Beginilah doa yang diharapkan


Suatu keberuntungan bahwa saya berkesempatan mengikuti launching buku dan seminar pengajuan Rama Mangunwajaya sebagai pahlawan nasional. Pertemuan yang menurut saya segalanya berkualitas. Ruangnya berkualitas, Auditorium Kampus St.Bonaventura  Atmajaya Yogyakarta. Kemudian peserta yang hadir dari mahasiswa, budayawan, intelektual, akademisi, pejabat pemerintah, laki-laki dan perempuan. Dari sukunya, dari sisi agama, ada Islam, Katolik, Hindu, Budha, Kristen dan lainnya. Perguruan Tinggi yang hadir dari UII, UIN, UNY, UGM, YKPN, Sadhar dan Atmajaya, maka semuanya berkualitas

Penyelenggaraannya sangat cair dan akrab, mungkin karena pembawa acara (MC) yang menjadikan suasana seminar menjadi cair.  Demikian pula para narasumber memberikan materi bahasannya dengan segar. Seminar itu juga mempertemukan teman-teman lama dan bisa jadi “pangling”, mengamati dulu, iya bukan ya, rambutnya sudah memutih semua (kebetulan kok banyak yang tidak disemir).
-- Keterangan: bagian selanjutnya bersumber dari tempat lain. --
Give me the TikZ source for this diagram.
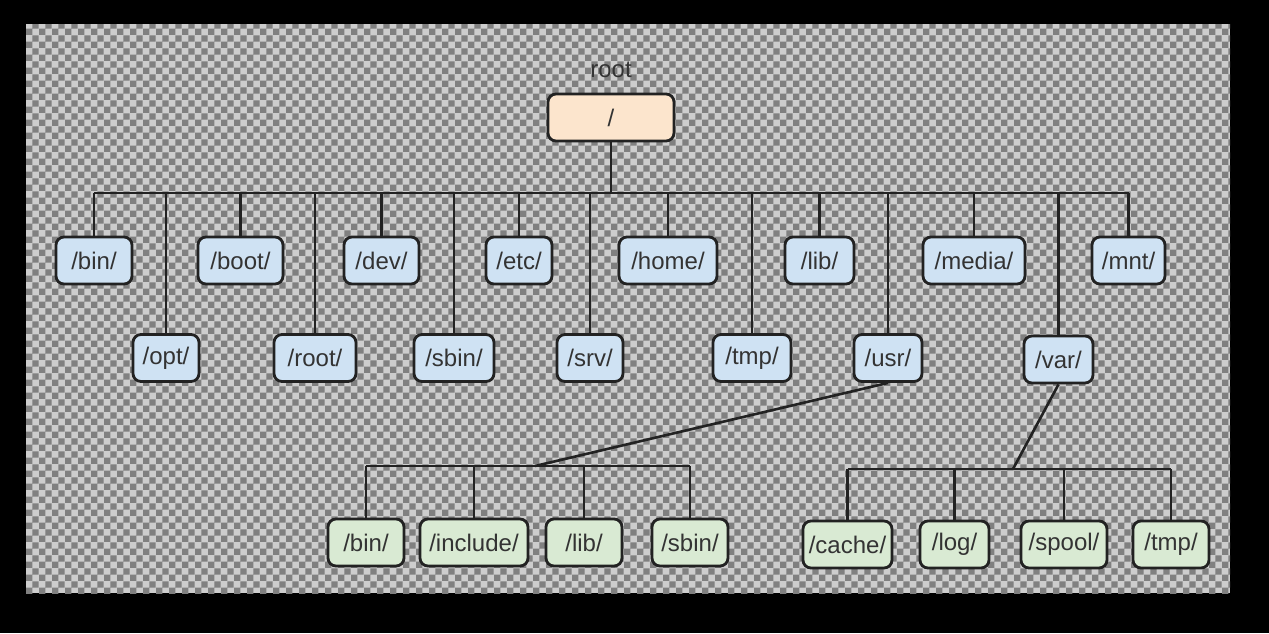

Kekurangan waktu? Itu biasa terjadi dimana-mana, jadi kalau ada audiens yang ingin bertanya atau menanggapi sudah kehabisan waktu, itu lumrah terjadi. Karena joke-joke atau selingan dari MC, Moderator atau bahkan narasumber sendiri tidak bisa dielakkan. Ya...apa-apa kalau tidak ada bumbunya pastinya hambar, demikian pula pada seminar dan lainnya tanpa joke atau plesetan rasanya sayur tanpa garam.

Tetapi ada yang lebih menarik, ketika pembawa acara mau menutup acara dengan doa. Doa penutup sekaligus doa makan siang. Pembawa acara itu memilih dari salah satu narasumber dan itu Prof.Dr.Phil. Al Makin, S.Ag., M.Ag yang pernah menjabat Rektor UIN Sunan Kalijaga Yogyakarta. Spontan „Wah...saya bisa kuwalat“ katanya. Karena disitu ada pastor G. Budi Subanar, SJ dan pastor Kol.Yos.Bintoro, Pr yang menjadi Wakil Uskup TNI.

Langsung saja dia naik mimbar dan mulai berdoa „Atas nama Tuhan yang Maha Pengasih dan penyayang,...dst“. Sampai habis doa yang diamini semua hadirin, semua memakai bahasa Indonesia. Seumur-umur nyaris  saya tidak mendengar doa yang murni dengan bahasa Indonesia dan tidak dikatakan “maaf saya akan memimpin doa secara…kepada yang berkeyakinan lain dimohon mendukung dengan bijaksana.

Inilah doa yang diharapkan dalam acara-acara yang pluralis atau acara-acara ceremonial kenegaraan yang dihadiri oleh lapisan masyarakat beragama. Bukankah agama-agama di negeri ini sama kedudukannya, tidak ada agama negara di negara Pancasila. Juga tidak terjadi joke yang mengatakan “memang ada agama lain?”. Karena pembawa doa sebelum membacakan doanya  mengatakan bagi yang beragama lain silakan mengikuti dengan keyakinan atau kebijaksanaan masing-masing.

Memang berdoa di negeri ini masih menjadi permasalahan tersendiri. Orang mempersoalkan doa orang lain, meskipun tidak mengganggu. Orang menyoal liturgi agama lain meskipun liturgi tidak  mengganggu. Kalau doa bersama dilakukan bergantian dengan caranya masing-masing, tidak maju bersama-sama kemudian didaraskan doa dengan satu Bahasa yang juga menjadi Bahasa pemersatu, Bahasa Indonesia. Ingat ya lagu “Satu Nusa, satu bangsa, satu Bahasa kita..” Kiranya diperlukan keberanian untuk  memimpin doa seperti yang dilakukan Prof. Dr. Phil. Al Makin, S.Ag.,M.Ag  tadi, kecuali itu juga keyakinan bahwa yang dilakukan benar. 

1 komentar untuk "Beginilah doa yang diharapkan"

  1. Tulisan yang menarik Pak Gandung. Saat seminar saya lihat asyik memotret, ternyata diam-diam menuliskan kisah yang indah ini.